A useful idea from environmental psychology is that some environments are restorative. Restorative environments tend to give your attention a break and help your nervous system settle. One theory, attention restoration, suggests that natural settings often provide soft fascination, meaning they hold your interest gently without demanding constant effort. Think of watching leaves move, waves roll, or clouds shift. Another line of research, stress reduction, points out that certain scenes can lower stress responses quickly, especially when they include natural elements, open views, and a sense of safety. That does not mean nature is the only answer. Many people find restoration in built spaces too, especially places designed for quiet, predictability, and comfort.
Your mental maps are also shaped by learning and memory. The brain keeps track of where you felt safe, where you were criticized, where you rushed, and where you could breathe. Even subtle cues such as lighting, noise, crowd density, and smell can become part of that map. A cafe might feel energizing at 10 a m and overwhelming at 3 p m, not because the cafe changed, but because your body and the social environment did. This is why it can be helpful to think in terms of person plus place plus time. The same location can be supportive under one set of conditions and draining under another.
Sociologists sometimes talk about third places, the informal public spaces between home and work, like cafes, libraries, community centers, and neighborhood parks. These places matter because they offer low pressure social contact and a sense of being part of something larger. For well being, third places can provide two different kinds of calm: the calm of connection, when you feel warmly surrounded, and the calm of anonymity, when you can be quietly present without performing.

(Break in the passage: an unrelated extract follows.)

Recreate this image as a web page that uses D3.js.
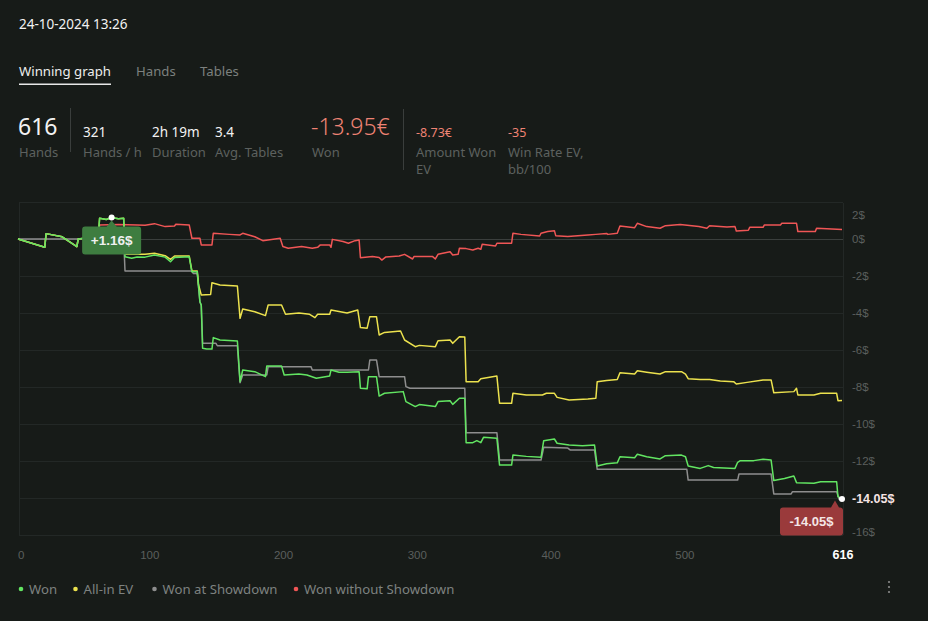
<!DOCTYPE html>
<html><head><meta charset="utf-8">
<script src="https://cdn.jsdelivr.net/npm/d3@7"></script>
<style>
html,body{margin:0;padding:0;background:#171b18;}
svg{display:block;}
</style></head>
<body>
<svg id="c" width="928" height="621"></svg>
<script>
// ---------- DATA ----------
const dateText = "24-10-2024 13:26";
const tabs = ["Winning graph", "Hands", "Tables"];
const stats = [
  {value: "321", label: ["Hands / h"]},
  {value: "2h 19m", label: ["Duration"]},
  {value: "3.4", label: ["Avg. Tables"]}
];
const totalHands = 616;
const wonTotal = "-13.95€";
const evStats = [
  {value: "-8.73€", label: ["Amount Won", "EV"]},
  {value: "-35", label: ["Win Rate EV,", "bb/100"]}
];
const xTicks = [0, 100, 200, 300, 400, 500];
const yTicks = [2, 0, -2, -4, -6, -8, -10, -12, -14, -16];
const legendNames = ["Won", "All-in EV", "Won at Showdown", "Won without Showdown"];
const seriesColors = ["#62e562", "#ece24e", "#8e8e8e", "#f05656"];

// [hand, $]
const won = [[0,0],[20,-0.45],[21,0.29],[33,0.12],[44,-0.41],[45,0],[55,0.1],[60,0.1],[61,1.12],[66,1.05],[70,1.16],[75,1.1],[79,1.12],
 [80,-0.96],[85,-1.04],[89,-0.97],[95,-0.98],[102,-0.86],[110,-0.98],[114,-1.23],[117,-1.0],[128,-0.96],[130,-1.77],[134,-1.77],
 [136,-3.39],[137,-3.57],[138,-5.91],[141,-5.95],[145,-5.95],[146,-5.33],[151,-5.46],[164,-5.51],[166,-7.71],[168,-7.08],[177,-7.17],
 [185,-7.44],[186,-6.86],[197,-6.86],[199,-7.35],[210,-7.3],[216,-7.35],[223,-7.53],[233,-7.4],[234,-7.08],[240,-7.2],[246,-7.2],
 [255,-7.17],[256,-8.07],[261,-8.1],[262,-7.44],[268,-7.44],[270,-8.49],[274,-8.34],[288,-8.25],[290,-8.79],[297,-9.06],[300,-8.95],
 [312,-9.06],[314,-8.79],[323,-8.74],[325,-8.94],[330,-8.61],[334,-8.61],[335,-11.01],[340,-11.01],[343,-10.9],[346,-11.01],
 [348,-10.72],[358,-10.77],[360,-12.22],[369,-12.22],[370,-11.68],[380,-11.75],[391,-11.8],[393,-10.9],[401,-10.81],[403,-11.04],
 [412,-11.14],[422,-11.18],[431,-11.14],[433,-12.27],[440,-12.15],[448,-12.1],[450,-11.77],[461,-11.82],[463,-11.64],[470,-11.77],
 [480,-11.89],[484,-11.71],[496,-11.68],[499,-11.77],[501,-12.27],[510,-12.4],[516,-12.25],[520,-12.35],[536,-12.4],[538,-12.07],
 [540,-11.98],[550,-11.98],[557,-11.91],[563,-11.95],[565,-13.06],[573,-12.95],[580,-12.81],[582,-13.17],[595,-13.2],[600,-13.12],
 [612,-13.12],[613,-13.93],[616,-14.05]];

const allInEV = [[0,0],[20,-0.45],[21,0.29],[33,0.12],[44,-0.41],[45,0],[55,0.1],[60,0.1],[61,1.12],[66,1.05],[70,1.16],[75,1.1],[79,1.12],
 [80,-0.83],[89,-0.83],[95,-0.83],[102,-0.77],[110,-0.9],[114,-1.1],[117,-0.92],[128,-0.92],[130,-1.73],[134,-1.73],[135,-2.49],
 [137,-3.03],[144,-3.0],[145,-2.36],[151,-2.49],[164,-2.54],[166,-4.29],[168,-3.78],[177,-3.93],[185,-4.14],[187,-3.57],[197,-3.57],
 [200,-4.07],[210,-4.0],[218,-4.07],[222,-4.25],[224,-4.07],[233,-4.07],[234,-3.84],[246,-4.0],[254,-3.84],[256,-4.79],[261,-4.82],
 [263,-4.2],[268,-4.2],[270,-5.19],[274,-5.05],[286,-4.97],[289,-5.46],[297,-5.82],[300,-5.75],[312,-5.82],[314,-5.5],[323,-5.46],
 [325,-5.64],[330,-5.28],[334,-5.3],[335,-7.71],[344,-7.71],[346,-7.55],[358,-7.41],[360,-8.88],[369,-8.88],[370,-8.34],[380,-8.43],
 [392,-8.43],[395,-8.34],[401,-8.34],[403,-8.56],[412,-8.7],[426,-8.65],[432,-8.61],[433,-7.71],[440,-7.65],[448,-7.6],[450,-7.23],
 [461,-7.3],[463,-7.12],[470,-7.2],[480,-7.3],[484,-7.17],[496,-7.17],[499,-7.3],[501,-7.55],[510,-7.6],[517,-7.6],[525,-7.68],
 [535,-7.71],[537,-7.84],[545,-7.75],[557,-7.62],[563,-7.62],[565,-8.31],[580,-8.25],[582,-8.07],[583,-8.43],[595,-8.43],[600,-8.34],
 [612,-8.34],[613,-8.74],[616,-8.73]];

const showdown = [[0,0],[79,0],[80,-1.73],[130,-1.73],[131,-1.86],[134,-1.86],[136,-3.4],[137,-3.6],[138,-5.64],[148,-5.64],[149,-5.77],
 [164,-5.77],[166,-7.77],[168,-7.35],[186,-7.35],[187,-6.9],[219,-6.9],[220,-7.08],[262,-7.08],[263,-6.54],[268,-6.54],[270,-7.44],
 [289,-7.44],[290,-7.98],[293,-8.07],[334,-8.07],[335,-10.47],[358,-10.47],[360,-11.95],[391,-11.95],[393,-11.26],[411,-11.3],
 [413,-11.41],[431,-11.41],[433,-12.45],[500,-12.45],[501,-13.03],[538,-13.03],[539,-12.7],[563,-12.7],[565,-13.78],[578,-13.78],
 [579,-13.66],[612,-13.66],[614,-14.1]];

const nonShowdown = [[0,0],[20,-0.45],[21,0.29],[33,0.12],[44,-0.41],[45,0],[55,0.05],[60,-0.1],[61,0.76],[75,0.78],[89,0.76],[95,0.74],
 [102,0.83],[110,0.67],[117,0.7],[118,0.8],[128,0.76],[130,0.04],[136,0.04],[137,-0.32],[145,-0.32],[146,0.31],[158,0.25],[166,0.22],
 [168,0.31],[177,0.12],[183,-0.09],[196,0.04],[198,-0.41],[202,-0.5],[212,-0.41],[220,-0.5],[224,-0.45],[226,-0.32],[233,-0.32],
 [234,-0.45],[235,-0.02],[243,-0.14],[247,-0.23],[252,-0.09],[255,-0.05],[256,-1.01],[265,-0.95],[270,-1.0],[272,-1.14],[275,-0.97],
 [285,-0.92],[289,-0.83],[295,-1.08],[296,-0.95],[310,-0.95],[312,-1.08],[314,-0.83],[323,-0.69],[325,-0.86],[329,-0.83],[330,-0.5],
 [335,-0.52],[340,-0.59],[344,-0.5],[346,-0.55],[347,-0.29],[357,-0.38],[358,-0.23],[369,-0.23],[370,0.31],[376,0.25],[390,0.16],
 [391,0.31],[396,0.4],[401,0.45],[402,0.18],[411,0.13],[426,0.22],[432,0.25],[440,0.3],[441,0.25],[448,0.31],[450,0.7],[461,0.61],
 [463,0.85],[470,0.67],[480,0.58],[484,0.72],[495,0.79],[509,0.67],[515,0.58],[517,0.72],[530,0.65],[536,0.67],[537,0.43],[546,0.47],
 [547,0.63],[557,0.63],[558,0.76],[570,0.76],[571,0.85],[582,0.85],[583,0.4],[596,0.4],[597,0.58],[616,0.52]];

// ---------- DRAW ----------
(function () {
const svg = d3.select("#c");
const uiFont = "'Noto Sans', 'Open Sans', sans-serif";
const chFont = "'Liberation Sans', Arial, sans-serif";
const salmon = "#ef8374";
const muted = "#5d615f";

svg.append("rect").attr("width", 928).attr("height", 621).attr("fill", "#171b18");

svg.append("text").attr("x", 19).attr("y", 29).attr("font-family", uiFont).attr("font-size", 13.5)
  .attr("fill", "#f2f2f2").text(dateText);

const tabX = [19, 136, 200];
tabs.forEach((t, i) => {
  svg.append("text").attr("x", tabX[i]).attr("y", 76).attr("font-family", uiFont).attr("font-size", 13.2)
    .attr("fill", i === 0 ? "#eeeeee" : "#7c807e").text(t);
});
svg.append("rect").attr("x", 19).attr("y", 83.5).attr("width", 92).attr("height", 1.5).attr("fill", "#e8e8e8");

svg.append("text").attr("x", 18).attr("y", 135).attr("font-family", uiFont).attr("font-size", 23)
  .attr("fill", "#f2f2f2").text(totalHands);
svg.append("text").attr("x", 19).attr("y", 156.5).attr("font-family", uiFont).attr("font-size", 13)
  .attr("fill", muted).text("Hands");
svg.append("line").attr("x1", 70.5).attr("x2", 70.5).attr("y1", 108).attr("y2", 152).attr("stroke", "#3a3e3c");
const statX = [83, 152, 215];
stats.forEach((s, i) => {
  svg.append("text").attr("x", statX[i]).attr("y", 136.5).attr("font-family", uiFont).attr("font-size", 13.5)
    .attr("fill", "#f2f2f2").text(s.value);
  svg.append("text").attr("x", statX[i]).attr("y", 156.5).attr("font-family", uiFont).attr("font-size", 13)
    .attr("fill", muted).text(s.label[0]);
});
svg.append("text").attr("x", 311).attr("y", 135).attr("font-family", uiFont).attr("font-size", 23).attr("font-weight", 300)
  .attr("fill", salmon).text(wonTotal);
svg.append("text").attr("x", 312).attr("y", 156.5).attr("font-family", uiFont).attr("font-size", 13)
  .attr("fill", muted).text("Won");
svg.append("line").attr("x1", 403.5).attr("x2", 403.5).attr("y1", 109).attr("y2", 170).attr("stroke", "#3a3e3c");
const evX = [416, 508];
evStats.forEach((s, i) => {
  svg.append("text").attr("x", evX[i]).attr("y", 136.5).attr("font-family", uiFont).attr("font-size", 12.5)
    .attr("fill", salmon).text(s.value);
  s.label.forEach((l, j) => {
    svg.append("text").attr("x", evX[i]).attr("y", 156.5 + j * 17.5).attr("font-family", uiFont).attr("font-size", 13)
      .attr("fill", muted).text(l);
  });
});

// chart
const pLeft = 19, pRight = 843, pTop = 203, pBottom = 535;
const x = d3.scaleLinear().domain([0, totalHands]).range([18, 842]);
const y = d3.scaleLinear().domain([-16, 2]).range([535, 202]);

const g = svg.append("g");
yTicks.forEach(v => {
  g.append("line").attr("x1", pLeft).attr("x2", pRight).attr("y1", Math.round(y(v)) + 0.5).attr("y2", Math.round(y(v)) + 0.5)
    .attr("stroke", v === 0 ? "#3b3f3d" : "#232826").attr("stroke-width", 1);
});
g.append("line").attr("x1", pLeft + 0.5).attr("x2", pLeft + 0.5).attr("y1", pTop).attr("y2", pBottom).attr("stroke", "#232826");
g.append("line").attr("x1", pRight + 0.5).attr("x2", pRight + 0.5).attr("y1", pTop).attr("y2", pBottom).attr("stroke", "#232826");

const endPt = won[won.length - 1];
const ex = x(endPt[0]), ey = y(endPt[1]);

yTicks.forEach(v => {
  let yy = y(v);
  if (Math.abs(yy - ey) < 10) return; // hidden behind the current-value label
  if (v === 2) yy = yy + 13;
  if (v === -16) yy = yy - 3;
  g.append("text").attr("x", 852).attr("y", yy).attr("dy", "0.35em").attr("font-family", chFont).attr("font-size", 11.5)
    .attr("fill", "#5b5f5d").text(v + "$");
});
xTicks.forEach(v => {
  g.append("text").attr("x", v === 0 ? 18 : x(v) - 2).attr("y", 559).attr("text-anchor", v === 0 ? "start" : "middle")
    .attr("font-family", chFont).attr("font-size", 11.5).attr("fill", "#5b5f5d").text(v);
});
g.append("text").attr("x", x(totalHands) + 1).attr("y", 559).attr("text-anchor", "middle").attr("font-family", chFont)
  .attr("font-size", 12.5).attr("font-weight", "bold").attr("fill", "#ffffff").text(totalHands);

const line = d3.line().x(d => x(d[0])).y(d => y(d[1]));
const order = [[nonShowdown, 3], [showdown, 2], [allInEV, 1], [won, 0]];
order.forEach(([data, ci]) => {
  g.append("path").datum(data).attr("d", line).attr("fill", "none").attr("stroke", seriesColors[ci])
    .attr("stroke-width", 1.5).attr("stroke-linejoin", "round");
});

const maxPt = won.reduce((a, b) => b[1] > a[1] ? b : a);
const mx = x(maxPt[0]), my = y(maxPt[1]);
const bw = 59, bh = 28, bTop = my + 9;
g.append("path").attr("d", `M${mx - bw / 2 + 3},${bTop} H${mx - 5} L${mx},${my + 3} L${mx + 5},${bTop} H${mx + bw / 2 - 3} Q${mx + bw / 2},${bTop} ${mx + bw / 2},${bTop + 3} V${bTop + bh - 3} Q${mx + bw / 2},${bTop + bh} ${mx + bw / 2 - 3},${bTop + bh} H${mx - bw / 2 + 3} Q${mx - bw / 2},${bTop + bh} ${mx - bw / 2},${bTop + bh - 3} V${bTop + 3} Q${mx - bw / 2},${bTop} ${mx - bw / 2 + 3},${bTop} Z`)
  .attr("fill", "#3e7d40");
g.append("text").attr("x", mx).attr("y", bTop + bh / 2).attr("dy", "0.36em").attr("text-anchor", "middle")
  .attr("font-family", chFont).attr("font-size", 13.5).attr("font-weight", "bold").attr("fill", "#f0f0f0")
  .text("+" + maxPt[1].toFixed(2) + "$");
g.append("circle").attr("cx", mx).attr("cy", my).attr("r", 3).attr("fill", "#ffffff");

const rTop = ey + 8.5, rL = 780, rR = 843, ax = ex - 7;
g.append("path").attr("d", `M${rL + 3},${rTop} H${ax - 4} L${ax},${ey + 1.5} L${ax + 4},${rTop} H${rR - 3} Q${rR},${rTop} ${rR},${rTop + 3} V${rTop + 25} Q${rR},${rTop + 28} ${rR - 3},${rTop + 28} H${rL + 3} Q${rL},${rTop + 28} ${rL},${rTop + 25} V${rTop + 3} Q${rL},${rTop} ${rL + 3},${rTop} Z`)
  .attr("fill", "#9a3a3b");
g.append("text").attr("x", (rL + rR) / 2).attr("y", rTop + 14).attr("dy", "0.36em").attr("text-anchor", "middle")
  .attr("font-family", chFont).attr("font-size", 13).attr("font-weight", "bold").attr("fill", "#f4e6e6")
  .text(endPt[1].toFixed(2) + "$");
g.append("circle").attr("cx", ex).attr("cy", ey).attr("r", 3).attr("fill", "#ffffff");
g.append("text").attr("x", 852).attr("y", ey).attr("dy", "0.35em").attr("font-family", chFont).attr("font-size", 12.5)
  .attr("font-weight", "bold").attr("fill", "#f6e4e4").text(endPt[1].toFixed(2) + "$");

const legX = [21, 75.5, 154.5, 296];
legendNames.forEach((n, i) => {
  svg.append("circle").attr("cx", legX[i]).attr("cy", 589).attr("r", 2.3).attr("fill", seriesColors[i]);
  svg.append("text").attr("x", legX[i] + 8).attr("y", 589).attr("dy", "0.35em").attr("font-family", uiFont)
    .attr("font-size", 13.2).attr("fill", "#7e8280").text(n);
});
[582, 587, 592].forEach(cy => svg.append("circle").attr("cx", 889).attr("cy", cy).attr("r", 1.1).attr("fill", "#8a8a8a"));
})();
</script>
</body></html>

Journaling is a simple way to make your inner map visible. Instead of only writing about feelings, try recording the setting like a field note. Capture sensory details: what you hear, smell, and see, plus temperature, textures, and movement. Then note your body signals. Are your shoulders up or down. Is your breathing shallow or steady. Do you feel time speeding up or slowing down. Small observations help you separate the place itself from what you brought into it.
Comparing locations can reveal patterns you would otherwise miss. You might discover that your energy rises in places with natural light and a clear view of the exit, or that you think better with a low background hum but not with sudden noises. Try rating a few variables after you spend twenty minutes somewhere: comfort, focus, social ease, and recovery. Over a few weeks, you will start to see your personal recipe for restoration.
The goal is not to label places as good or bad forever. It is to learn how to choose settings that support the version of you that you want more often. When you map your calm places and write down what makes them work, you build a portable skill: the ability to design your days with more ease, one location at a time.